** Start of RECORDED INFORMATION **

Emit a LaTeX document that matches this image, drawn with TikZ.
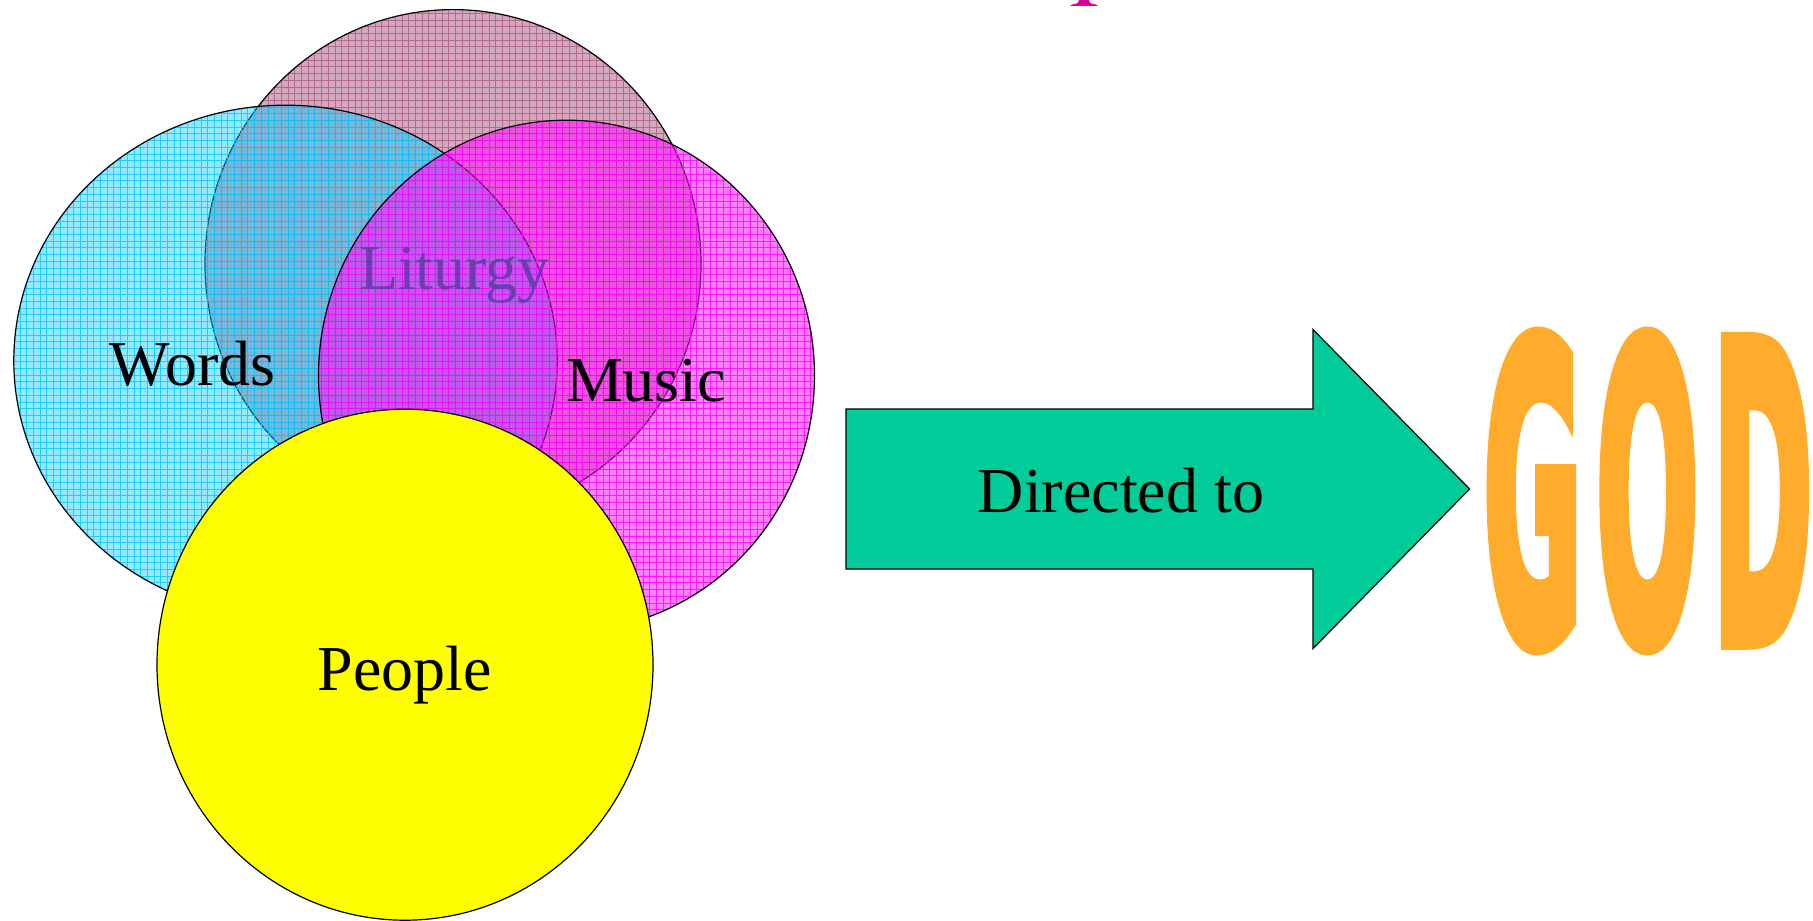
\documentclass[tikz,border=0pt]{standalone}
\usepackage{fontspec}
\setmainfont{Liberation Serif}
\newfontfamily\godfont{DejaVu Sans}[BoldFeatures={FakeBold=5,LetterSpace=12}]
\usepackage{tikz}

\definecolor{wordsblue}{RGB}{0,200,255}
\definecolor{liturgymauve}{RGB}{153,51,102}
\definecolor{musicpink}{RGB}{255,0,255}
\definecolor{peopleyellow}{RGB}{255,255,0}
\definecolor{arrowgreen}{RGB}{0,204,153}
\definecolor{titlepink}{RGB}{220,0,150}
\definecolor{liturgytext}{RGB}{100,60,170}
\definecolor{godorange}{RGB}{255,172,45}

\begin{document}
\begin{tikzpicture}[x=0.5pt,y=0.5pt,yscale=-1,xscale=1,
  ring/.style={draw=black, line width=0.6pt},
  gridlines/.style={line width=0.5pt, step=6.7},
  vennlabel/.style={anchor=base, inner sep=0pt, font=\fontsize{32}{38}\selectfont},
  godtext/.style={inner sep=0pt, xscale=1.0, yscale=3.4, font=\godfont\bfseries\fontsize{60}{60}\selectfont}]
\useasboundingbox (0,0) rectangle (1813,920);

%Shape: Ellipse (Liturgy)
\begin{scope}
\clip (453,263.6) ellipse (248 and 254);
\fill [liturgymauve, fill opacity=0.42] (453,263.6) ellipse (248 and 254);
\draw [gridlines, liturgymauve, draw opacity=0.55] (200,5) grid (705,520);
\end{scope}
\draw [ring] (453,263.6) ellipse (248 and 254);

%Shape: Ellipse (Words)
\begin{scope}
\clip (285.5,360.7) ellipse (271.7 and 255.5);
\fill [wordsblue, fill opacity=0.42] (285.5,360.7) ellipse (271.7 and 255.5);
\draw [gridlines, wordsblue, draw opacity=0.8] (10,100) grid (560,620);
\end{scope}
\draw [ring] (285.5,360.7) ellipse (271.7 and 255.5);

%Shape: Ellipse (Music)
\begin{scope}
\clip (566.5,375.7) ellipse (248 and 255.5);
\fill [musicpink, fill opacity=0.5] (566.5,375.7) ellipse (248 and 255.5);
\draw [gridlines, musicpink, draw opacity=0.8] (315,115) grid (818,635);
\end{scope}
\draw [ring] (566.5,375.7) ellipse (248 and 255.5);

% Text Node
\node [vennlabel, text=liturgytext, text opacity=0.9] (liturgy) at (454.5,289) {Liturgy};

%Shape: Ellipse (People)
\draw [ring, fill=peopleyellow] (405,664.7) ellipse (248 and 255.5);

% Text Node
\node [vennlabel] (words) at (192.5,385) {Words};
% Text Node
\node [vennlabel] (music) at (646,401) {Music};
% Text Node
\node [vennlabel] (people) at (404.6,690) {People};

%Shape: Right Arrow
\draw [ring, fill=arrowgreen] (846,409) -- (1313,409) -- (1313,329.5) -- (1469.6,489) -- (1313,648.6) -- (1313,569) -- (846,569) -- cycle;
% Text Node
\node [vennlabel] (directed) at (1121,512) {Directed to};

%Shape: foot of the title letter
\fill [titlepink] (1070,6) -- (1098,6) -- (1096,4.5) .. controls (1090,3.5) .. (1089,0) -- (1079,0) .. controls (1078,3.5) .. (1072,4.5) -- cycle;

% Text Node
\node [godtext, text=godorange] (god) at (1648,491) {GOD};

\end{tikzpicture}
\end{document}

** End of RECORDED INFORMATION **

Each line of the material must be retyped exactly, except that images are omitted.

Emit a LaTeX document that matches this image, drawn with TikZ.
\documentclass[tikz,border=0pt]{standalone}
\usepackage{fontspec}
\setmainfont{Liberation Serif}
\newfontfamily\godfont{DejaVu Sans}[BoldFeatures={FakeBold=5,LetterSpace=12}]
\usepackage{tikz}

\definecolor{wordsblue}{RGB}{0,200,255}
\definecolor{liturgymauve}{RGB}{153,51,102}
\definecolor{musicpink}{RGB}{255,0,255}
\definecolor{peopleyellow}{RGB}{255,255,0}
\definecolor{arrowgreen}{RGB}{0,204,153}
\definecolor{titlepink}{RGB}{220,0,150}
\definecolor{liturgytext}{RGB}{100,60,170}
\definecolor{godorange}{RGB}{255,172,45}

\begin{document}
\begin{tikzpicture}[x=0.5pt,y=0.5pt,yscale=-1,xscale=1,
  ring/.style={draw=black, line width=0.6pt},
  gridlines/.style={line width=0.5pt, step=6.7},
  vennlabel/.style={anchor=base, inner sep=0pt, font=\fontsize{32}{38}\selectfont},
  godtext/.style={inner sep=0pt, xscale=1.0, yscale=3.4, font=\godfont\bfseries\fontsize{60}{60}\selectfont}]
\useasboundingbox (0,0) rectangle (1813,920);

%Shape: Ellipse (Liturgy)
\begin{scope}
\clip (453,263.6) ellipse (248 and 254);
\fill [liturgymauve, fill opacity=0.42] (453,263.6) ellipse (248 and 254);
\draw [gridlines, liturgymauve, draw opacity=0.55] (200,5) grid (705,520);
\end{scope}
\draw [ring] (453,263.6) ellipse (248 and 254);

%Shape: Ellipse (Words)
\begin{scope}
\clip (285.5,360.7) ellipse (271.7 and 255.5);
\fill [wordsblue, fill opacity=0.42] (285.5,360.7) ellipse (271.7 and 255.5);
\draw [gridlines, wordsblue, draw opacity=0.8] (10,100) grid (560,620);
\end{scope}
\draw [ring] (285.5,360.7) ellipse (271.7 and 255.5);

%Shape: Ellipse (Music)
\begin{scope}
\clip (566.5,375.7) ellipse (248 and 255.5);
\fill [musicpink, fill opacity=0.5] (566.5,375.7) ellipse (248 and 255.5);
\draw [gridlines, musicpink, draw opacity=0.8] (315,115) grid (818,635);
\end{scope}
\draw [ring] (566.5,375.7) ellipse (248 and 255.5);

% Text Node
\node [vennlabel, text=liturgytext, text opacity=0.9] (liturgy) at (454.5,289) {Liturgy};

%Shape: Ellipse (People)
\draw [ring, fill=peopleyellow] (405,664.7) ellipse (248 and 255.5);

% Text Node
\node [vennlabel] (words) at (192.5,385) {Words};
% Text Node
\node [vennlabel] (music) at (646,401) {Music};
% Text Node
\node [vennlabel] (people) at (404.6,690) {People};

%Shape: Right Arrow
\draw [ring, fill=arrowgreen] (846,409) -- (1313,409) -- (1313,329.5) -- (1469.6,489) -- (1313,648.6) -- (1313,569) -- (846,569) -- cycle;
% Text Node
\node [vennlabel] (directed) at (1121,512) {Directed to};

%Shape: foot of the title letter
\fill [titlepink] (1070,6) -- (1098,6) -- (1096,4.5) .. controls (1090,3.5) .. (1089,0) -- (1079,0) .. controls (1078,3.5) .. (1072,4.5) -- cycle;

% Text Node
\node [godtext, text=godorange] (god) at (1648,491) {GOD};

\end{tikzpicture}
\end{document}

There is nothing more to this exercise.